Alex Au, the blogger, said he will also put up a letter of apology, as requested by the lawyers of the prime minister.

Au published the article, "PAP mis-AIMed, faces blowback," in four parts on his page on blogging site since Dec.


He made comments on the recent exchange of words between Teo Ho Pin, a lawmaker of the ruling People's Action Party (PAP) and coordinating chairman of the PAP town councils, and Sylvia Lim, an opposition lawmaker who chairs the Aljunied-Hougang Town Council.

The letter of demand sent by Lee through his lawyers said that the article are immediately followed by some 21 comments posted on Au's website, creating "false and baseless allegations." "The posts, when read with the article and/or by themselves, mean and are understood to mean that Prime Minister Lee Hsien Loong is guilty of corruption in relation to the AIM transaction and will abuse his powers to cover up the matter and/or prevent any investigation into his corruption," it said.

It demanded that Au immediately remove the posts and publish an apology on his blog site within three days.

Singapore is known for its rule of law and clean government. It ranks the fifth out of 176 countries and regions in 2011 on the corruption perception index of Transparency International. The authorities encourage free but responsible use of the Internet.

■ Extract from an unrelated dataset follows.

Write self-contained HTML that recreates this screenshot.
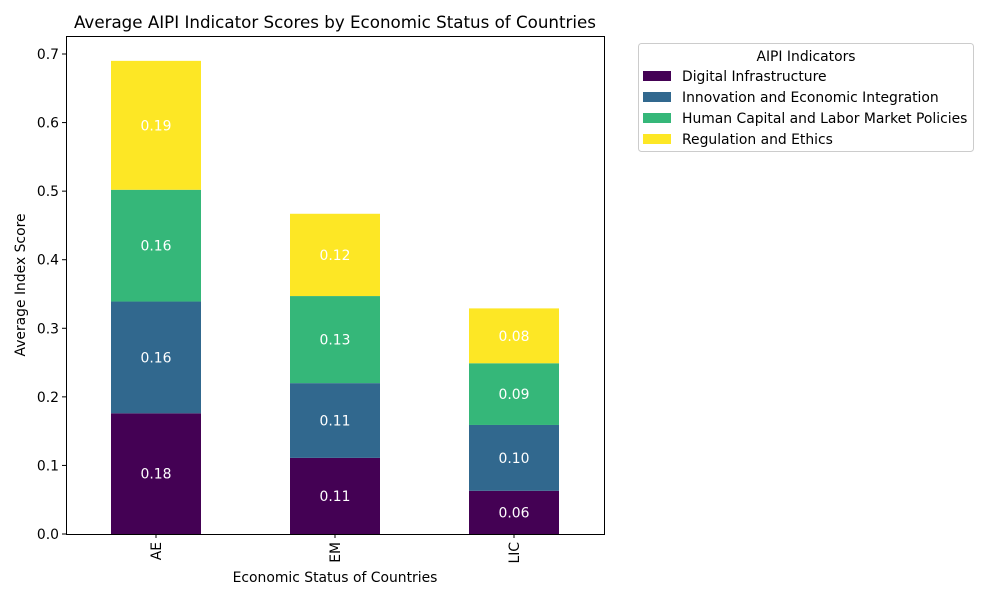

Au was quoted as saying on Friday that he would remove the posts and put up a letter of apology.

However, the episode should "not distract from the issue of the sale of town council software to Action Information Management ( AIM)," he said.

The recent exchange of words between Teo and Lim arose after the Aljunied-Hougang Town Council received a pending rating for corporate governance for a town council management report.

The lawmakers of PAP, which has been the ruling party in the country over the past decades with an absolute majority in the parliament, chair the all but the Aljunied-Hougang Town Council, the only town councils chaired by an opposition lawmaker.

Lim attributed the rating to the computer systems being changed at the time, after AIM, which owns the software, terminated its contract with the Aljunied-Hougang Town Council.

The matter then morphed into issues of transparency and public interest, and questions were raised about why the software was sold to AIM, a company fully owned by the PAP.

Teo has since defended the allegations, saying that the 14 PAP town councils work closely with one another to derive economies of scale and to share best practices.

When the tender was advertised in June 2010, five companies collected the tender documents, but only AIM submitted a bid.

The town councils evaluated the bid submitted by AIM, and its proposal to buy over the software was consistent with the model suggested by Deloitte and Touche of centralizing the ownership of the software, he said.